Cruise holidays can lead to multiple misconceptions. As an ex-crew member I’ll dispel for you some of the myths around holidays on a cruise liner.
If we look back in history, cruise ships as we know them today are only about fifty years old. Way back, passengers used them to cross the Atlantic; these were mail ships that with time developed into cruise liners; Titanic or Queen Mary, anyone?
In a world were technology is rapidly changing life as we know it, undoubtedly it is also changing cruise ships. Building them bigger, taller, wider and smarter, some even becoming “smart-ships” offering high-tech touches.
Innovation, Technology And Competition In The Cruise World
Regardless whether you are a passenger or a crew member yourself, nothing can prepare you to the overwhelming feeling of finding yourself inside one of these floating cities where no details are spared. Try to come up with something that the cruise companies haven’t thought of already, and you will find it’s almost impossible.
Still not convinced? Cruise ships are designed to please a large number of demanding passengers, meaning that the options aboard are endless. Some of the biggest ships currently in navigation offer Ice skating, outdoor movie screens, rock climbing walls, science labs, tattoo parlours, nurseries, comedy clubs, several swimming pools, theme parks and even virtual balcony cabins for those passenger who can’t afford a real one. The list just keeps growing.
Nowadays cruising is good value for money and more affordable than ever before, equally accommodating and treating equally silver passengers, families and singles.
Debunking Some False Myths That Revolve Around Cruise Ships
While the average age of a cruiser is 55-56 years old, do not let that put you off.
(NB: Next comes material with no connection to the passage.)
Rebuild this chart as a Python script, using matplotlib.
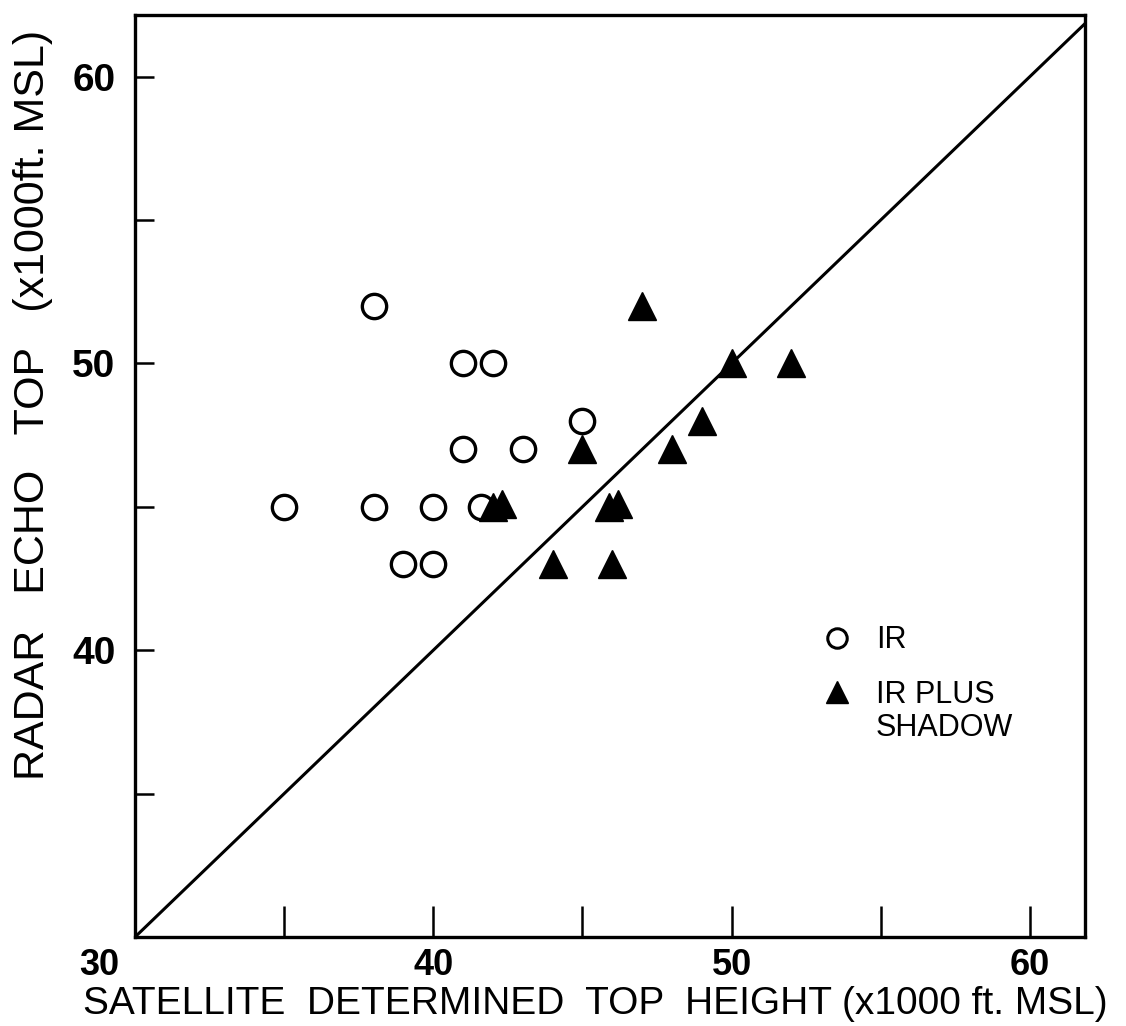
"""Radar echo top vs satellite determined top height."""

import matplotlib
matplotlib.use("Agg")
import matplotlib.pyplot as plt
from matplotlib.lines import Line2D
import matplotlib.transforms as mtransforms

# IR only estimates (x1000 ft MSL)
ir_sat = [35, 38, 38, 39, 40, 40, 41, 41, 41.6, 42, 43, 45]
ir_radar = [45, 52, 45, 43, 43, 45, 50, 47, 45, 50, 47, 48]

# IR plus shadow estimates
shadow_sat = [42.0, 42.3, 44, 45, 45.9, 46.2, 46, 47, 48, 49, 50, 52]
shadow_radar = [45, 45.1, 43, 47, 45, 45.1, 43, 52, 47, 48, 50, 50]

ticks = [30, 35, 40, 45, 50, 55, 60]
tick_labels = ["30", "", "40", "", "50", "", "60"]
ytick_labels = ["", "", "40", "", "50", "", "60"]

plt.rcParams['font.family'] = ['Liberation Sans Narrow', 'Liberation Sans', 'DejaVu Sans']
wide = ['Liberation Sans', 'DejaVu Sans']

fig = plt.figure(figsize=(11.26, 10.26), dpi=100)
ax = fig.add_axes([0.1199, 0.0867, 0.8437, 0.8987])

# one-to-one line
ax.plot([30, 62.2], [30, 62.2], color="black", linewidth=2.2, zorder=1)

ax.plot(ir_sat, ir_radar, linestyle="none", marker="o", markersize=17.5,
        markerfacecolor="white", markeredgecolor="black", markeredgewidth=2.4,
        zorder=2, label="IR")
ax.plot(shadow_sat, shadow_radar, linestyle="none", marker="^", markersize=19.5,
        color="black", zorder=3, label="IR PLUS")

ax.set_xlim(30, 61.85)
ax.set_ylim(30, 62.15)
ax.set_xticks(ticks)
ax.set_xticklabels(tick_labels, fontsize=26, fontweight="bold", family=wide)
ax.set_yticks(ticks)
ax.set_yticklabels(ytick_labels, fontsize=28, fontweight="bold", family=wide)
ax.tick_params(axis="x", direction="in", length=22, width=1.8, pad=8)
ax.tick_params(axis="y", direction="in", length=14, width=1.8, pad=14)

# the "30" on the x axis sits left of the corner
lab30 = ax.get_xticklabels()[0]
lab30.set_transform(lab30.get_transform() +
                    mtransforms.ScaledTranslation(-36 / 100, 0, fig.dpi_scale_trans))

for s in ax.spines.values():
    s.set_linewidth(2.4)

ax.set_xlabel("SATELLITE  DETERMINED  TOP  HEIGHT (x1000 ft. MSL)", fontsize=28)
ax.xaxis.label.set_verticalalignment("baseline")
ax.xaxis.set_label_coords(0.485, -0.0835)
ax.set_ylabel("RADAR   ECHO   TOP   (x1000ft. MSL)", fontsize=31)
ax.yaxis.set_label_coords(-0.086, 0.577)

handles = [
    Line2D([], [], linestyle="none", marker="o", markersize=14, markerfacecolor="white",
           markeredgecolor="black", markeredgewidth=2.2),
    Line2D([], [], linestyle="none", marker="^", markersize=16, color="black"),
]
ax.legend(handles, ["IR", "IR PLUS"], loc="center left", bbox_to_anchor=(0.723, 0.2923),
          frameon=False, prop={"family": wide, "size": 22}, handletextpad=0.76,
          labelspacing=0.8, handlelength=1.0, borderaxespad=0, borderpad=0)
ax.text(0.780, 0.2267, "SHADOW", transform=ax.transAxes, fontsize=22, family=wide,
        va="center")

plt.savefig("out.png", dpi=100)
Cruises are a heap of fun, they are entertaining, and also can be ideal places for flirting and blossoming new romances. Most of the crew is young and energetic and work hard to keep the passengers active and entertained. Activities are countless on board; sailing-themed parties, formal nights, tropical nights, regular evening entertainment, photo galleries, casino gambling and many bars and nightclubs keep even the most exigent party lover entertained.
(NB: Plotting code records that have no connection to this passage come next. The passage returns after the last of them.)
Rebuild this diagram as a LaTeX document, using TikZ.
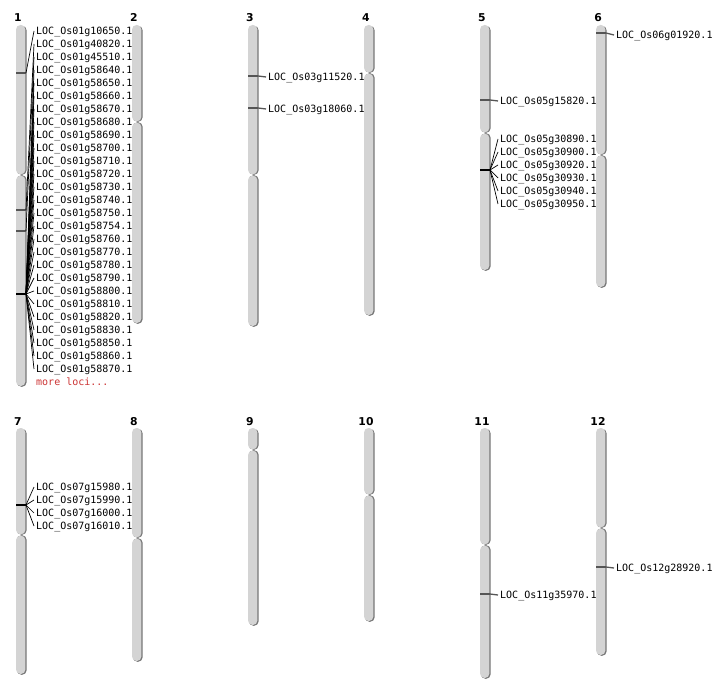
\documentclass[tikz,border=0pt]{standalone}
\usepackage{fontspec}
\setmonofont{DejaVu Sans Mono}
\newfontfamily\numfont{DejaVu Sans}
\definecolor{bodyc}{HTML}{D4D4D4}
\definecolor{shadowc}{HTML}{767676}
\definecolor{markc}{HTML}{555555}
\definecolor{morec}{HTML}{CC3333}
\tikzset{
  numlab/.style={font=\numfont\bfseries\fontsize{10.8}{12}\selectfont, anchor=base, inner sep=0pt},
  loclab/.style={font=\ttfamily\fontsize{10}{12}\selectfont, anchor=west, inner xsep=2pt, inner ysep=0pt, text height=6.8pt, text depth=0pt},
  singlemark/.style={draw=markc, line width=1.3pt},
  clustermark/.style={draw=black, line width=2.4pt},
  conn/.style={draw=black, line width=0.7pt},
  hconn/.style={draw=markc, line width=1.3pt},
}
\newcommand\chromo[5]{%
  \fill[shadowc, rounded corners=4.5pt] ({#2-4},{#3+0.8}) rectangle ({#2+5.6},{#4-0.2});
  \fill[shadowc, rounded corners=4.5pt] ({#2-4},{#4+0.2}) rectangle ({#2+5.6},{#5+0.8});
  \fill[bodyc, rounded corners=4.5pt] ({#2-5},#3) rectangle ({#2+4.4},{#4-0.6});
  \fill[bodyc, rounded corners=4.5pt] ({#2-5},{#4+0.6}) rectangle ({#2+4.4},#5);
  \node[numlab] (n#1) at ({#2-3},{#3-3}) {#1};
}
\begin{document}
\begin{tikzpicture}[x=1pt,y=-1pt]
\fill[white] (0,0) rectangle (712,700);
\useasboundingbox (0,0) rectangle (712,700);
% chromosomes: name, x, top, centromere, bottom
\chromo{1}{21}{25}{175}{386}
\chromo{2}{137}{25}{122}{323}
\chromo{3}{253}{25}{175}{326}
\chromo{4}{369}{25}{73}{315}
\chromo{5}{485}{25}{133}{270}
\chromo{6}{601}{25}{155}{287}
\chromo{7}{21}{428}{535}{674}
\chromo{8}{137}{428}{538}{661}
\chromo{9}{253}{428}{450}{625}
\chromo{10}{369}{428}{495}{621}
\chromo{11}{485}{428}{545}{678}
\chromo{12}{601}{428}{528}{655}

% ---- chromosome 1
\draw[singlemark] (16,73) -- (26,73) coordinate (m1a);
\draw[singlemark] (16,210) -- (26,210) coordinate (m1b);
\draw[singlemark] (16,231) -- (26,231) coordinate (m1c);
\node[loclab] (l1-1) at (34,31) {LOC\_Os01g10650.1};
\node[loclab] (l1-2) at (34,44) {LOC\_Os01g40820.1};
\node[loclab] (l1-3) at (34,57) {LOC\_Os01g45510.1};
\draw[conn] (m1a) -- (l1-1.west);
\draw[conn] (m1b) -- (l1-2.west);
\draw[conn] (m1c) -- (l1-3.west);
\coordinate (m1d) at (26,294);
\foreach \g [count=\i from 4] in {58640,58650,58660,58670,58680,58690,58700,58710,58720,58730,58740,58750,58754,58760,58770,58780,58790,58800,58810,58820,58830,58850,58860,58870}{
  \node[loclab] (l1-\i) at (34,{31+13*(\i-1)}) {LOC\_Os01g\g.1};
  \draw[conn] (m1d) -- (l1-\i.west);
}
\draw[clustermark] (16,294) -- (m1d);
\node[loclab, text=morec] (more1) at (34,382) {more loci...};

% ---- chromosome 3
\draw[singlemark] (248,76) -- (258,76) coordinate (m3a);
\draw[singlemark] (248,108) -- (258,108) coordinate (m3b);
\node[loclab] (l3-1) at (266,77) {LOC\_Os03g11520.1};
\node[loclab] (l3-2) at (266,109) {LOC\_Os03g18060.1};
\draw[hconn] (m3a) -- (l3-1.west);
\draw[hconn] (m3b) -- (l3-2.west);

% ---- chromosome 5
\draw[singlemark] (480,100) -- (490,100) coordinate (m5a);
\node[loclab] (l5-1) at (498,101) {LOC\_Os05g15820.1};
\draw[hconn] (m5a) -- (l5-1.west);
\coordinate (m5b) at (490,170);
\foreach \g [count=\i from 0] in {30890,30900,30920,30930,30940,30950}{
  \node[loclab] (l5-c\i) at (498,{139+13*\i}) {LOC\_Os05g\g.1};
  \draw[conn] (m5b) -- (l5-c\i.west);
}
\draw[clustermark] (480,170) -- (m5b);

% ---- chromosome 6
\draw[singlemark] (596,33) -- (606,33) coordinate (m6a);
\node[loclab] (l6-1) at (614,35) {LOC\_Os06g01920.1};
\draw[hconn] (m6a) -- (l6-1.west);

% ---- chromosome 7
\coordinate (m7a) at (26,505);
\foreach \g [count=\i from 0] in {15980,15990,16000,16010}{
  \node[loclab] (l7-\i) at (34,{487+13*\i}) {LOC\_Os07g\g.1};
  \draw[conn] (m7a) -- (l7-\i.west);
}
\draw[clustermark] (16,505) -- (m7a);

% ---- chromosome 11
\draw[singlemark] (480,594) -- (490,594) coordinate (m11a);
\node[loclab] (l11-1) at (498,595) {LOC\_Os11g35970.1};
\draw[hconn] (m11a) -- (l11-1.west);

% ---- chromosome 12
\draw[singlemark] (596,567) -- (606,567) coordinate (m12a);
\node[loclab] (l12-1) at (614,568) {LOC\_Os12g28920.1};
\draw[hconn] (m12a) -- (l12-1.west);
\end{tikzpicture}
\end{document}
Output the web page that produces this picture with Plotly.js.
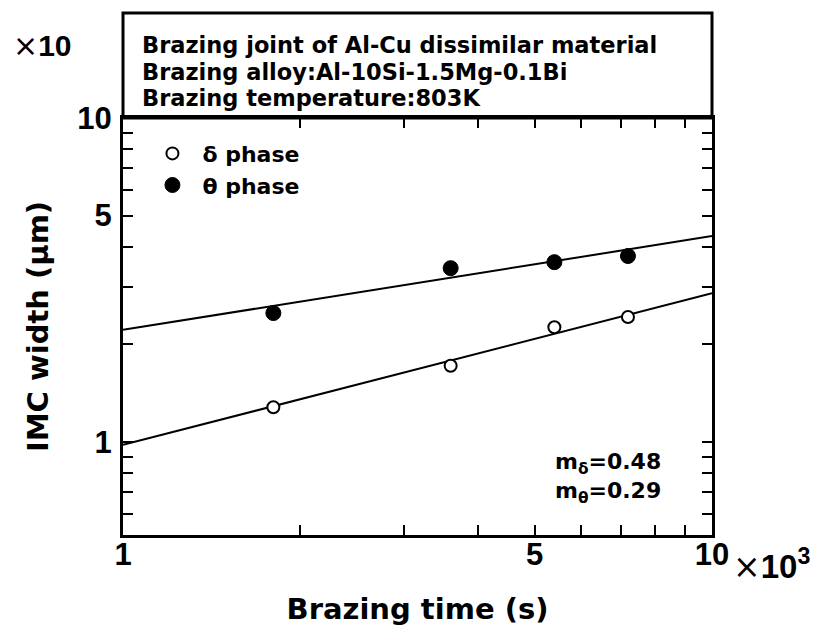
<!DOCTYPE html>
<html>
<head>
<meta charset="utf-8">
<script src="https://cdn.plot.ly/plotly-3.0.1.min.js"></script>
<style>html,body{margin:0;padding:0;background:#fff;}#chart{width:828px;height:629px;}</style>
</head>
<body>
<div id="chart"></div>
<script>
// Data (brazing time in 10^3 s, IMC width in 10 um)
const timeX = [1.8, 3.6, 5.4, 7.2];
const deltaW = [1.28, 1.72, 2.26, 2.43];
const thetaW = [2.50, 3.44, 3.59, 3.75];
const fitX = [1, 10];
const fitDelta = [0.98, 2.88];
const fitTheta = [2.22, 4.32];
const xTickVals = [1, 2, 3, 4, 5, 6, 7, 8, 9, 10];
const xTickText = ['1', '', '', '', '5', '', '', '', '', '10'];
const yTickVals = [0.6, 0.7, 0.8, 0.9, 1, 2, 3, 4, 5, 6, 7, 8, 9, 10];
const yTickText = ['', '', '', '', '1', '', '', '', '5', '', '', '', '', '10'];
const boxLines = ['Brazing joint of Al-Cu dissimilar material', 'Brazing alloy:Al-10Si-1.5Mg-0.1Bi', 'Brazing temperature:803K'];
const legendNames = ['δ phase', 'θ phase'];

const FONT = 'Liberation Sans, Arial, Helvetica, sans-serif';
const WIDE = 'DejaVu Sans, Verdana, sans-serif';

const traces = [
  {x: fitX, y: fitDelta, mode: 'lines', line: {color: '#000', width: 2}, showlegend: false, hoverinfo: 'skip'},
  {x: fitX, y: fitTheta, mode: 'lines', line: {color: '#000', width: 2}, showlegend: false, hoverinfo: 'skip'},
  {x: timeX, y: deltaW, mode: 'markers', name: legendNames[0],
   marker: {symbol: 'circle', size: 12, color: '#fff', line: {color: '#000', width: 2}}},
  {x: timeX, y: thetaW, mode: 'markers', name: legendNames[1],
   marker: {symbol: 'circle', size: 15, color: '#000', line: {color: '#000', width: 1}}}
];

const axisCommon = {
  showline: true, linecolor: '#000', linewidth: 3, mirror: 'ticks',
  ticks: 'inside', ticklen: 10, tickwidth: 2, tickcolor: '#000',
  showgrid: false, zeroline: false,
  tickfont: {family: FONT, size: 31, color: '#000', weight: 'bold'}
};

const boxTop = 1 + 105 / 417;
const annotations = boxLines.map((t, i) => ({
  xref: 'paper', yref: 'paper', x: 0.029, y: [1.175, 1.111, 1.048][i],
  xanchor: 'left', yanchor: 'middle', showarrow: false, text: '<b>' + t + '</b>',
  font: {family: WIDE, size: 22.5, color: '#000'}
}));
annotations.push(
  {xref: 'paper', yref: 'paper', x: -0.137, y: 1.175, xanchor: 'center', yanchor: 'middle', showarrow: false,
   text: '<span style="font-family:DejaVu Sans;font-weight:normal">×</span><b>10</b>', font: {family: FONT, size: 30, color: '#000'}},
  {xref: 'paper', yref: 'paper', x: 1.033, y: -0.07, xanchor: 'left', yanchor: 'middle', showarrow: false,
   text: '<span style="font-family:DejaVu Sans;font-weight:normal">×</span><b>10<sup>3</sup></b>', font: {family: FONT, size: 33, color: '#000'}},
  {xref: 'paper', yref: 'paper', x: 0.916, y: 0.172, xanchor: 'right', yanchor: 'middle', showarrow: false,
   text: '<b>m<sub>δ</sub>=0.48</b>', font: {family: WIDE, size: 22, color: '#000'}},
  {xref: 'paper', yref: 'paper', x: 0.916, y: 0.102, xanchor: 'right', yanchor: 'middle', showarrow: false,
   text: '<b>m<sub>θ</sub>=0.29</b>', font: {family: WIDE, size: 22, color: '#000'}}
);

const layout = {
  width: 828, height: 629,
  margin: {l: 123, r: 116, t: 118, b: 94},
  paper_bgcolor: '#fff', plot_bgcolor: '#fff',
  font: {family: FONT, color: '#000'},
  xaxis: Object.assign({}, axisCommon, {
    type: 'log', range: [0, 1], tickvals: xTickVals, ticktext: xTickText, ticklabelstandoff: -10,
    title: {text: '<b>Brazing time (s)</b>', font: {family: WIDE, size: 29, color: '#000'}, standoff: 28}
  }),
  yaxis: Object.assign({}, axisCommon, {
    type: 'log', range: [-0.287, 1], tickvals: yTickVals, ticktext: yTickText, ticklabelstandoff: 2,
    title: {text: '<b>IMC width (μm)</b>', font: {family: WIDE, size: 29, color: '#000'}, standoff: 21}
  }),
  showlegend: true,
  legend: {x: 0.033, y: 0.965, xanchor: 'left', yanchor: 'top', bgcolor: 'rgba(0,0,0,0)', itemwidth: 50,
    font: {family: WIDE, size: 22, color: '#000', weight: 'bold'}, tracegroupgap: 0},
  shapes: [
    {type: 'rect', xref: 'paper', yref: 'paper', x0: 0, x1: 1, y0: 1, y1: boxTop,
     line: {color: '#000', width: 3}, fillcolor: 'rgba(0,0,0,0)'}
  ],
  annotations: annotations
};

Plotly.newPlot('chart', traces, layout, {displayModeBar: false, staticPlot: true});
</script>
</body>
</html>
The offer in cruise holidays is varied and colorful and with plenty of hours at sea, there are several opportunities to socialize with both fellow passengers and crew members. Friendships are easily built as the passengers embark in good humor. However, cruises aren’t exactly for those looking for privacy. Starting from dinner where as a passenger you are assigned a table at the main dining room with other fellow passengers, some see it as an opportunity to establish conversation and possibly even friendships whilst others feel stuck with people they’d rather not sit with.
This being said, things aren’t as bad as some cruise companies are breaking the traditional rules of cruising by inserting an open seat policy on their main dining rooms. Nowadays many cruise ships also offer various dining options from speciality restaurants with a menu designed by a top leading chef, buffet option and á la carte so you don’t always need to be eating in the same restaurant during your trip.
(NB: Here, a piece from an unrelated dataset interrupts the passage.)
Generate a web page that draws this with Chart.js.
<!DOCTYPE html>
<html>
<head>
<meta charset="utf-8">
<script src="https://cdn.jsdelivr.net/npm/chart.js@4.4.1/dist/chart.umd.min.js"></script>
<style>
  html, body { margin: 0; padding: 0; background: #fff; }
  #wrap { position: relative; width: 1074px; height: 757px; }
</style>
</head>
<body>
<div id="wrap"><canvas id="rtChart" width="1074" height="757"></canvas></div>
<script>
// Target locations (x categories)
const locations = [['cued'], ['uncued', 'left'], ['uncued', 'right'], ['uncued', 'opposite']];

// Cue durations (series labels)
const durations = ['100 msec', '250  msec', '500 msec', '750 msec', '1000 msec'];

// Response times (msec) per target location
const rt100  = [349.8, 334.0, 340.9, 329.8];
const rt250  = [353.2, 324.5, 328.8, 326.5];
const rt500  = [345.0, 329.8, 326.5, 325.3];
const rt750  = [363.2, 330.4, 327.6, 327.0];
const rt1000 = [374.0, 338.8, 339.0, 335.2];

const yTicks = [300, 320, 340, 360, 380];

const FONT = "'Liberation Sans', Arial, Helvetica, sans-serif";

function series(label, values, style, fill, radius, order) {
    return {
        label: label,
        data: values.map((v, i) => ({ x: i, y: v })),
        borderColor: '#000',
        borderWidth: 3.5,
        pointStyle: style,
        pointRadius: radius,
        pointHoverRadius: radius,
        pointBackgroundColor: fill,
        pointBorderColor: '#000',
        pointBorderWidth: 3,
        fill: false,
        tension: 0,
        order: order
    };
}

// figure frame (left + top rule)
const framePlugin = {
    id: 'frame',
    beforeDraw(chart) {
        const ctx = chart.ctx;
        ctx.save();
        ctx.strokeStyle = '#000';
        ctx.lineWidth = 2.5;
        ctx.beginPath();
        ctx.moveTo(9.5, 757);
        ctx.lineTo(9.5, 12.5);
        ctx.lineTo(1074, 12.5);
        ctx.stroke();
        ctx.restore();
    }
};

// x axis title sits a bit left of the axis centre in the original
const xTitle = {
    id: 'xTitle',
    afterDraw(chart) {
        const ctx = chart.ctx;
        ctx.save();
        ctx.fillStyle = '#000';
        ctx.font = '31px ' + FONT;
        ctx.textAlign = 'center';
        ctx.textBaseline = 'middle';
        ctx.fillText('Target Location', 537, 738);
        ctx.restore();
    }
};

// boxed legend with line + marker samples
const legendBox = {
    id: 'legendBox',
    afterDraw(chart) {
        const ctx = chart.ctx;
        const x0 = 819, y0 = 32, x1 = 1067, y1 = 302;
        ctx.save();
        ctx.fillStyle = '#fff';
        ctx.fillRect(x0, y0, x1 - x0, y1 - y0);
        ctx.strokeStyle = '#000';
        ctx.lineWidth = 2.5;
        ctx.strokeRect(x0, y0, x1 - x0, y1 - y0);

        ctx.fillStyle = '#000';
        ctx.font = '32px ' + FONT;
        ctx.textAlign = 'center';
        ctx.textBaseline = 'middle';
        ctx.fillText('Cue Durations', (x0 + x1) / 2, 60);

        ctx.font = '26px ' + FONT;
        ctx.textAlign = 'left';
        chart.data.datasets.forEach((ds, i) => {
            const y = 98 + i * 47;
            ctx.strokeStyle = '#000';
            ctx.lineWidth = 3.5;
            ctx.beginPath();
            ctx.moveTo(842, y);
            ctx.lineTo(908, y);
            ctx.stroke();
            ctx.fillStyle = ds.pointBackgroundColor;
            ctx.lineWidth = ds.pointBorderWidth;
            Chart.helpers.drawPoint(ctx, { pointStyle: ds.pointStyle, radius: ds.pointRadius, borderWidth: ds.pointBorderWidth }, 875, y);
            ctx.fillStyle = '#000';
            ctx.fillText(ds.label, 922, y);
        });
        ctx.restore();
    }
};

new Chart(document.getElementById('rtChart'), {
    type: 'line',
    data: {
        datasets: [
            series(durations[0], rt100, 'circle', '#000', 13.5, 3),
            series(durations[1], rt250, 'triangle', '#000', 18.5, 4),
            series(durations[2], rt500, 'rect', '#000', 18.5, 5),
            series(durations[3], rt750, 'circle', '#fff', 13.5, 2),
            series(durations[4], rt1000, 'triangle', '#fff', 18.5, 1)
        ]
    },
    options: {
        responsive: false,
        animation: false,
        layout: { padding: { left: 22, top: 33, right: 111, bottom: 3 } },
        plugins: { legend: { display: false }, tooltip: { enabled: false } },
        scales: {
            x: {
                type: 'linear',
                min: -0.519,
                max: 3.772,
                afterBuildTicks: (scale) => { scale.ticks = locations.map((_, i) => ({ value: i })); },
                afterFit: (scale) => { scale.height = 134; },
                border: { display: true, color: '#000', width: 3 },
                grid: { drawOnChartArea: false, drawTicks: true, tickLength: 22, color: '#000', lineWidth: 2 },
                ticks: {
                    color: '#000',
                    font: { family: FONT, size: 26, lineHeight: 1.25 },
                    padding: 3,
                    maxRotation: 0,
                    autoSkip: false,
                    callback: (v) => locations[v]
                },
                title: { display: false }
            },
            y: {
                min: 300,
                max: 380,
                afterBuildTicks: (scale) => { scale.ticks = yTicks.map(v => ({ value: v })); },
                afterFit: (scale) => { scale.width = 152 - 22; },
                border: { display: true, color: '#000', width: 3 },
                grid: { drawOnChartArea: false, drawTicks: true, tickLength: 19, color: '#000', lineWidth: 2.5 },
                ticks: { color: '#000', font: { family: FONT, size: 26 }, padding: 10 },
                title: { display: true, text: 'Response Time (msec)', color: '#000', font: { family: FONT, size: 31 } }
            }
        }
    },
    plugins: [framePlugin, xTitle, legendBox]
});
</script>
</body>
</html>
With cruises becoming more affordable each year allowing a wide variety of people to enjoy them, the policies are getting more flexible, relaxed and adaptable to just about every kind of person. Cruising has stopped being an elitist holidays for the rich and famous and nowadays welcomes people from all walks of life.
While life on board is the reason why people take cruises, a non-less important aspect is also the ports of call and the time spent ashore: one of the most exciting parts of cruising is disembarking to explore. As a passenger, this can lead to a unique experience as occasionally mega-cruise ships are not able to dock at every port due to their sheer size.
As a result larger ships provide tender services that act as a link between cruise ship and shore, and that by some have been named “tender-misery”. Ships use normally their own lifeboats for that purpose and passengers have priority over the crew to embark and disembark. Tender service can be quite chaotic at times with passengers aiming to disembark quickly as if their own life depended on it.
On other occasions long queues make tendering an exhausting experience, especially in sunny destinations where it is obvious that tendering is inadequate and not much sought-after by guests and crew members alike.
With guests waiting in line to be transferred ashore, other queues follow closely; they are the crew members’. These queues can be a funny thing from a crew member’s point of view as members debate between remaining professional and the savage desire to get rid of their theatrical performance on board to finally being able to be themselves, if only for a short period of time. It’s an understatement to say that the best part of working in a cruise ship from a crew member’s point of view is when they are able to leave the ship behind.
Did you know that the biggest cruise ship in the world can carry up to 6.000 passengers and has eighteen life boats with a capacity of 370 people each? Nowadays, building a big cruise ship takes up to two to three years and can cost anything around eight hundred million dollars.